Я долго не встречался с Жарри, а увиделись мы вновь как раз в тот момент, когда в его жизни, казалось, начались перемены к лучшему. Он подготавливал к изданию свои книги, объявил о скором выходе «Драконши», говорил о небольшом наследстве, частью которого являлась некая башня в Лавале. Эту башню ему пришлось реставрировать, чтобы в ней можно было жить; у нее было странное свойство — она непрестанно вращалась вокруг своей оси. Правда, вращение происходило очень медленно: для того, чтобы совершить полный оборот, требовалось сто лет. Думаю, эта невероятная история родилась из болтовни, в которой перепутались два смысла французского слова «tour» (означающего в женском роде «башню», а в мужском — «оборот вокруг оси») и два его грамматических рода.

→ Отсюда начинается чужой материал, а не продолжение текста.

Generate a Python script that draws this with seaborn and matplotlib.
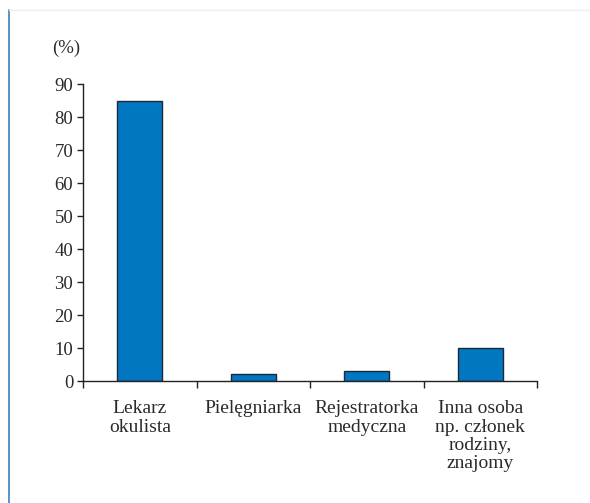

Как бы то ни было, Жарри заболел, причем от нищеты. Его спасли друзья. Он возвратился в Париж с деньгами и счетами от аптекаря, которые оказались счетами из винной лавки!
Что с ним было дальше, мне неизвестно. Знаю только, что в остававшиеся ему считанные дни он тратил большие деньги на выпивку и почти ничего не ел. Я не знал, что он попал в Шарите. Кажется, до самого конца он не терял ясного сознания и чувства юмора. В больнице его навестил Жорж Полти — он был очень взволнован да к тому же весьма плохо видел и, подойдя к кровати, не разглядел на ней Жарри; тот же, хотя и был при смерти, громко вскричал, чтобы застать врасплох и напутать приятеля:
— Ну и как оно, Полти?
Жарри умер 1 ноября 1906 года, а 3-го мы проводили его в последний путь. Нас собралось около пятидесяти человек, но лица не казались излишне скорбными, разве что у Фагюса, Фадея Натансона да Октава Мирбо был несколько похоронный вид. Однако все глубоко ощущали потерю такого большого писателя и такого славного малого, каким был Жарри. Есть умершие, которых оплакивают без слез. Никто не плакал на похоронах Фоленго, Рабле или Свифта. И уж вовсе ни к чему были бы слезы на похоронах Жарри. Мертвецы такого рода никогда не имели ничего общего с горем. Так же как их собственные страдания были несовместимы с печалью. На подобных похоронах нужно только одно: чтобы каждый продемонстрировал счастливую гордость от сознания, что он знал человека, который никогда не испытывал необходимости подчеркивать несчастья, угнетавшие его так же, как угнетают и других. Нет, никто не плакал, идя вослед катафалку Папаши Убю. А поскольку эти воскресные похороны пришлись как раз на следующее утро после Дня поминовения, все пришедшие на кладбище Баньё к вечеру собрались в окрестных кабачках. Кабачки оказались переполненными. Народ пел, пил, закусывал, это была живая картина одного из вымышленных описаний, мастера которых мы только что проводили в последний путь.